The Developer’s Early-Stage Checklist
Before a hybrid LNG, solar or gas-to-power concept moves too far, the development team should pressure-test the foundation.
| Workstream | Early Proof Needed |
|---|---|
| Market demand | Credible load growth, customer need or system reliability gap. |
| Fuel strategy | Supply access, pricing logic, shipping path and risk allocation. |
| Renewable fit | Resource quality, grid absorption and dispatch interaction. |
| Grid connection | Interconnection path, transmission constraints and upgrade exposure. |
| Permitting | Environmental, marine, land-use and community review path. |
| Financeability | Contracts, counterparties, risk allocation and return case. |
Where LNG and Solar Can Complement Each Other
The strongest case for combining LNG infrastructure and solar is not that one cancels out the weaknesses of the other. It is that each can serve a different system function when planned correctly.
Solar can provide low-cost daytime energy. LNG-backed generation can support reliability, industrial demand and periods when renewable production is not enough. Storage can shift energy and provide fast-response services. Transmission ties the whole system together.
This combination works best when the assets are not planned as separate projects competing for attention, but as a coordinated portfolio serving a defined market need.
The Strategic Takeaway
Energy markets that need growth, reliability and lower emissions cannot afford shallow planning.

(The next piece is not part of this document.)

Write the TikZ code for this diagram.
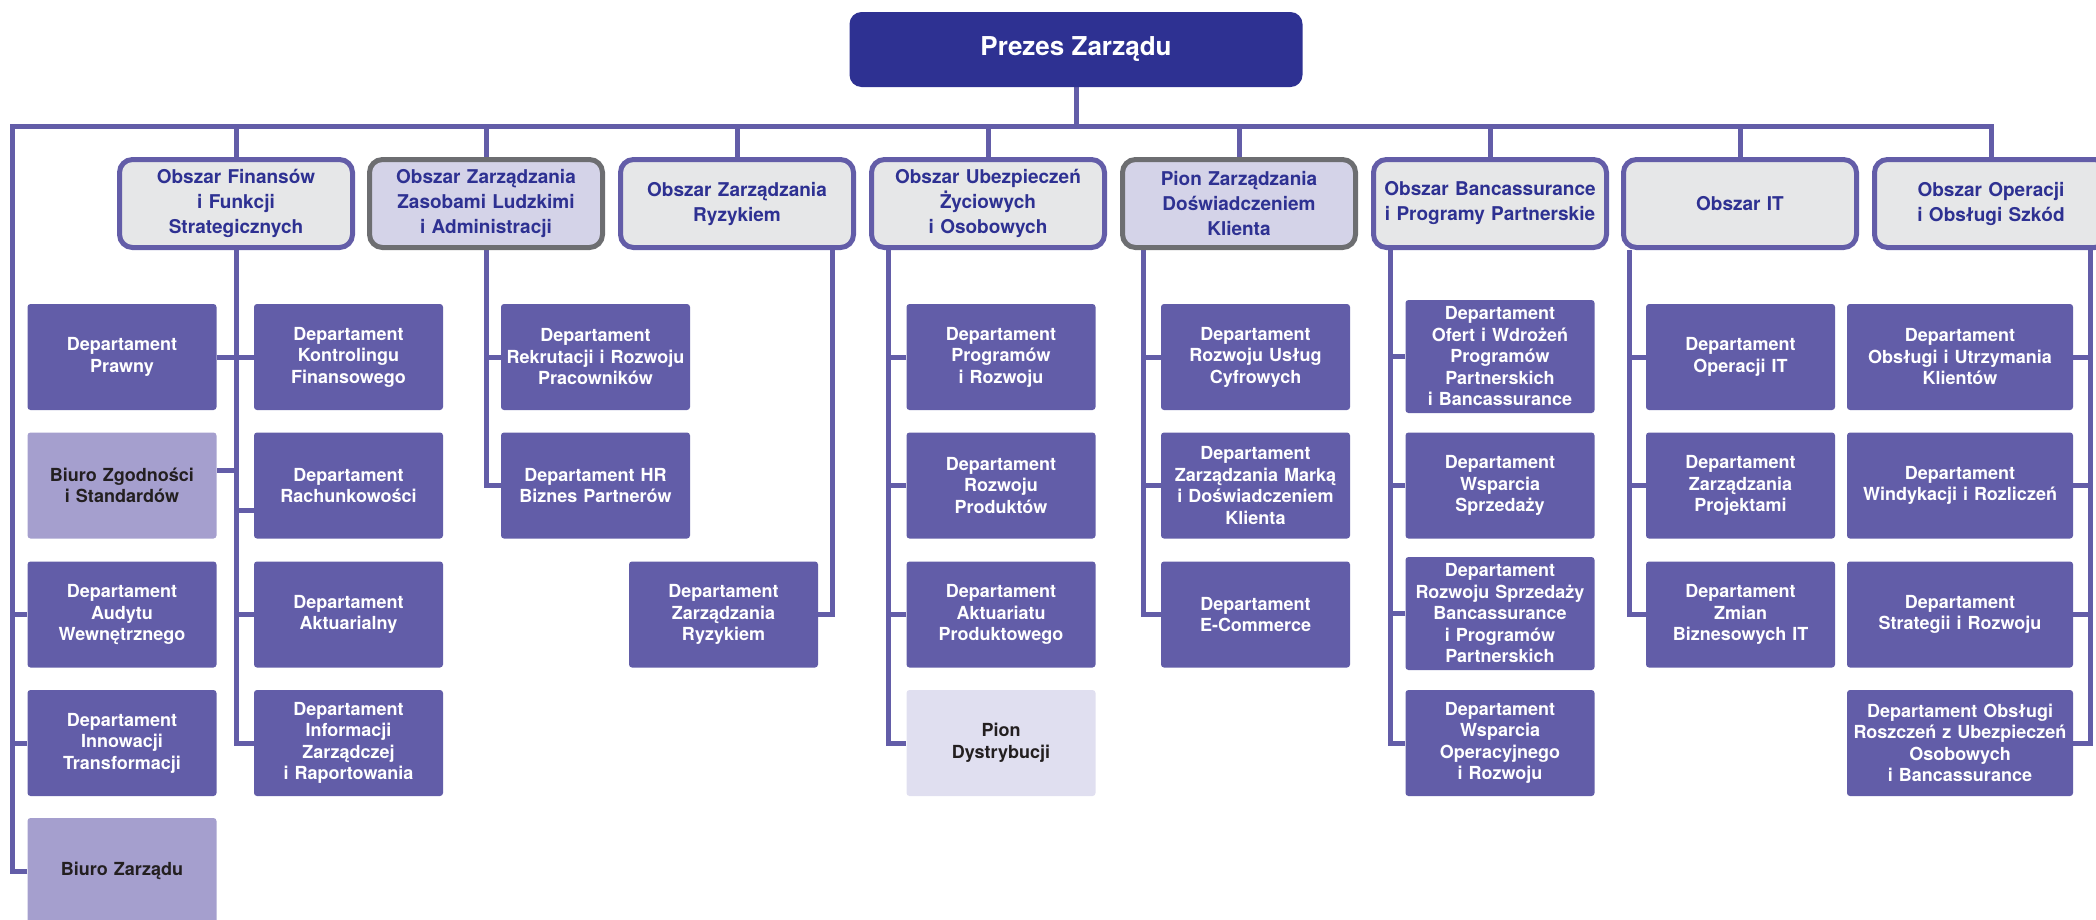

Solar, LNG, storage and grid infrastructure each have a role, but the value appears only when the project is designed around actual system needs.
For developers and investors, the discipline is clear: define the market problem, map the full energy chain, test commercial risk, build flexibility into the design and make emissions performance measurable. When that happens, hybrid energy infrastructure can become more than a compromise between old and new systems. It can become a practical path toward reliable power and a lower-carbon future.